As you can see, I apparently had some obsession with including the word 'pun', even though I have absolutely zero ideas for any post even remotely related to puns.

2) My other ideas had already been taken.
Buttholes.

This was initially frustrating because it made me feel unoriginal. Every time I came up with a name, I checked to see if it had been taken. The first few were blogs that somebody had already made, wrote approximately five posts back in 2002, then abandoned. I think there should be an expiration date on blogs. No new posts in five years, you lose rights to the name.

The second frustration came next. I tried using some more obscure names, and found to my dismay that they were taken as well. However, when I typed in the address to see if the blog had any sort of success, I found this instead:

Gaping buttholes.

What the hell is that?! These people created a blog domain name and then never even made the actual blog! I began to take this personally. I imagine some asshole with inexplicable psychic powers whose sole purpose in life is to ruin every idea I have.

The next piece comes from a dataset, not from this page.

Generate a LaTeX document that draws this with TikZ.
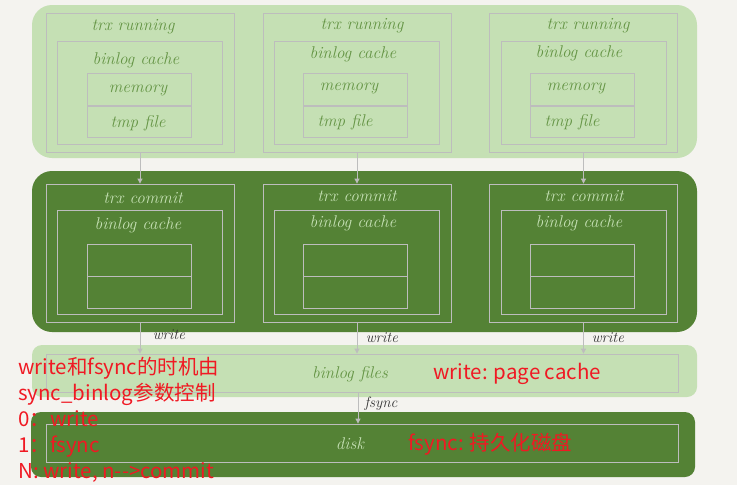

I didn't feel like drawing his body.

So we end up here, with the title 'Initially J'. After all my good ideas were exhausted, I wanted to call this 'Just J'. That stems from back in high school, and really would have been a small inside joke between myself and people who will likely never read this. But, of course, the psychic asshole beat me to the punch and had already taken it. Now I know his name, and it's Jason, and he thinks he's clever and calls himself J. That's not fair. My name is Jay, so J is pretty much the only nickname I can have that makes any sense. It doesn't even really count as a nickname, it's just a lazy way of spelling my actual name. How dare somebody else use my real name as a nickname?

Appropriate response.

So I vented my frustration to my mother, because I'm unemployed, live with my parents, and am pathetic like that. So after a few moments, she said, "What about 'Initially J'?" I thought for a moment. That could work. So I used that as a title, and while I sit here ranting about how hard it was for me to think up a name, I come full circle and realize that my new title is, in fact, a pun.